Dans les utopies de Gwenaelle Allard, les objets ne se meurent plus !
En ce moment, et jusqu’au 23 janvier, c’est sur rendez-vous que nous pouvons venir visiter l’exposition de deux artistes locaux : « Orage d’acier » de Bertrand Lefebvre et « Au travers de mes utopies » de Gwenaëlle Allard à la médiathèque Le quai de Condé-sur-l’Escaut.
L’exposition prévue en novembre a été décalée à janvier, et c’est sur rendez-vous que les spectateurs peuvent venir découvrir le travail de Gwenaelle Allard. Ce concept permet à l’artiste de prendre le temps de discuter avec les personnes venues spécialement pour voir son travail. C’est même un moment privilégié entre l’œuvre et le spectateur. Ce mercredi 13 janvier, c’est la peintre Onnaingoise, Gwenaëlle Allard, qui était présente pour nous accompagner lors de la visite.
Si cette dernière exprime dans son travail, sa tristesse et son désarroi à jeter, à laisser mourir un objet, elle partage, dans la rencontre avec son public, un flot de couleurs et de joie et ses yeux qui pétillent, nous font oublier, que le sourire est dissimulé.
Le temps passe très vite en sa présence et ses images de fragments d’objets prennent vie. L’exposition à pour point de départ la découverte d’une épave sur la presqu’île de Crozon, puis une déambulation de 300 km essentiellement en Bretagne, pour approcher au plus profond de la matière de cet objet abandonné aux aléas du temps et des marées.
Explorée sous toutes ses coutures, cette épave est déclinée dans 14 tableaux (la série initiale est composée de 17 tableaux), du même format, dans des coloris à la fois terreux et brillant. La rouille de l’épave est-elle représentée ou utilisée en tant que matière ?

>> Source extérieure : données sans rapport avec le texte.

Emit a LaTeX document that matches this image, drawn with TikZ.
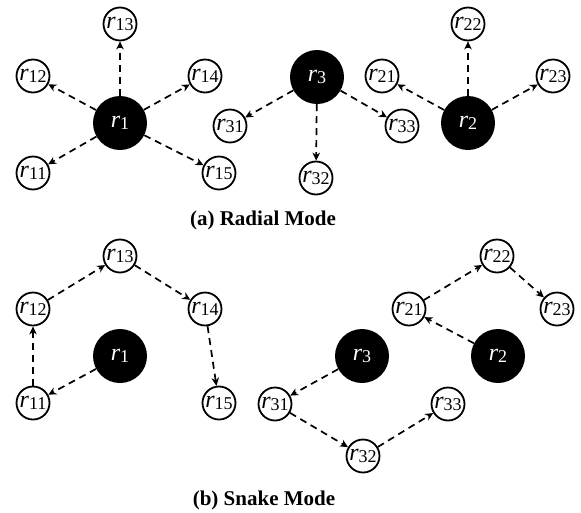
\documentclass[tikz,border=0pt]{standalone}
\usepackage{fontspec}
\setmainfont{Liberation Serif}
\usetikzlibrary{arrows.meta}
\newcommand{\rl}[1]{{\fontsize{24}{24}\selectfont\itshape r\/}\raisebox{-0.2em}{\fontsize{18}{18}\selectfont #1}}
\begin{document}
\begin{tikzpicture}[x=1pt,y=-1pt,
  small/.style={circle,draw=black,line width=1.8pt,fill=white,minimum size=33pt,inner sep=0pt},
  big/.style={circle,fill=black,minimum size=54pt,inner sep=0pt,text=white},
  link/.style={dashed,dash pattern=on 7pt off 5pt,line width=1.7pt,
    -{Stealth[length=8pt,width=7.5pt,inset=2.5pt]}},
  captxt/.style={font=\fontsize{21}{22}\selectfont\bfseries}]
\useasboundingbox (0,0) rectangle (581,512);
% (a) radial
\node[big] (a1) at (120,123) {\rl{1}};
\node[small] (a11) at (33,173) {\rl{11}};
\node[small] (a12) at (33,76) {\rl{12}};
\node[small] (a13) at (120,24) {\rl{13}};
\node[small] (a14) at (205,76) {\rl{14}};
\node[small] (a15) at (219,173) {\rl{15}};
\node[big] (a3) at (317,77) {\rl{3}};
\node[small] (a31) at (230,126) {\rl{31}};
\node[small] (a32) at (316,178) {\rl{32}};
\node[small] (a33) at (402,126) {\rl{33}};
\node[big] (a2) at (468,123) {\rl{2}};
\node[small] (a21) at (382,76) {\rl{21}};
\node[small] (a22) at (468,24) {\rl{22}};
\node[small] (a23) at (553,76) {\rl{23}};
\foreach \t in {a11,a12,a13,a14,a15} \draw[link] (a1) -- (\t);
\foreach \t in {a31,a32,a33} \draw[link] (a3) -- (\t);
\foreach \t in {a21,a22,a23} \draw[link] (a2) -- (\t);
\node[captxt] (capa) at (263,220) {(a) Radial Mode};
% (b) snake
\node[big] (b1) at (120,356) {\rl{1}};
\node[small] (b11) at (33,403) {\rl{11}};
\node[small] (b12) at (33,309) {\rl{12}};
\node[small] (b13) at (120,256) {\rl{13}};
\node[small] (b14) at (205,309) {\rl{14}};
\node[small] (b15) at (219,403) {\rl{15}};
\node[big] (b3) at (362,356) {\rl{3}};
\node[small] (b31) at (275,404) {\rl{31}};
\node[small] (b32) at (363,456) {\rl{32}};
\node[small] (b33) at (448,404) {\rl{33}};
\node[big] (b2) at (498,356) {\rl{2}};
\node[small] (b21) at (409,309) {\rl{21}};
\node[small] (b22) at (497,256) {\rl{22}};
\node[small] (b23) at (557,309) {\rl{23}};
\draw[link] (b1) -- (b11);
\draw[link] (b11) -- (b12);
\draw[link] (b12) -- (b13);
\draw[link] (b13) -- (b14);
\draw[link] (b14) -- (b15);
\draw[link] (b3) -- (b31);
\draw[link] (b31) -- (b32);
\draw[link] (b32) -- (b33);
\draw[link] (b2) -- (b21);
\draw[link] (b21) -- (b22);
\draw[link] (b22) -- (b23);
\node[captxt] (capb) at (264,500) {(b) Snake Mode};
\end{tikzpicture}
\end{document}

On voit immédiatement dans ses images que le temps, son écoulement à une grande importance. Ce temps, que l’artiste n’a pas perdue pendant le confinement mais qu’elle a pu mettre à profit pour développer son idée. Son médium de prédilection, l’huile, permet de prendre le temps, de laisser doucement sécher la surface de la toile, de laisser l’image se figer, mais aussi d’avoir la possibilité de la retoucher, longtemps.
Elle se définit comme peintre mais la photographie a également une grande importance dans son travail : ses propres photographies, mais aussi des photographies qu’elle s’est approprié. Notamment dans une dernière peinture « Les bassines » qui sont inspirées d’une photographie de Seb Lambusta. Ce dernier avait publié son image dans le groupe « Valenciennes et ses alentours en photographie », groupe coordonné par Jean Marie Desfossez qui l’a d’ailleurs accompagné pour écrire un texte qui nous est offert lors de l’exposition.
Quand on lui demande qui aurait pu l’inspirer, elle parle tout d’abord, sans hésiter, de son professeur de collège qui l’a profondément marqué en classe de sixième, Mr Budzik. Elle a pu découvrir, grâce à lui, l’art abstrait et plus particulièrement le couple Delaunnay dont elle parle avec passion et inspiration.
Sa série, « A travers de mes utopies », tend d’ailleurs à faire disparaitre l’objet et certaines toiles semblent presque abstraites. Certaines images nous approchent de plus en plus de l’objet, qu’on ne peut même plus qualifier de tel, tant la peinture, sa texture, vient en avant, fait disparaitre l’objet lui-même.
On ne peut que s’imaginer que son expérience dans le domaine de l’optique lui on apprit à « regarder ». Elle confie sa grande sensibilité qui est la clef pour vraiment savoir représenter. « Avoir du talent n’est pas suffisant, il faut avant tout savoir capturer l’essence des choses ».
Ce n’est pas tant l’objet qui semble l’intéresser, mais plutôt son histoire, sa vie. Des objets souvent d’acier, de rouille, des objets qui peuvent vivre avec le temps, l’eau les éléments. Comme la peinture qu’elle utilise, l’huile, la térébenthine, que l’artiste qualifie de matériaux vivants. D’ailleurs, deux de ses dernières toiles exposées ne sont pas encore complètement sèches.
L’exposition est visible jusqu’au 23 janvier sur réservation, aux heures d’ouverture de la médiathèque. L’artiste est assez présente sur les réseaux sociaux et précise régulièrement ses heures de présence.
Même si ces images nous parlent, la présence charismatique de Gwenaelle Allard nous fait oublier quelques instants, cette période pleine d’incertitude. La beauté des objets, elle, est une certitude.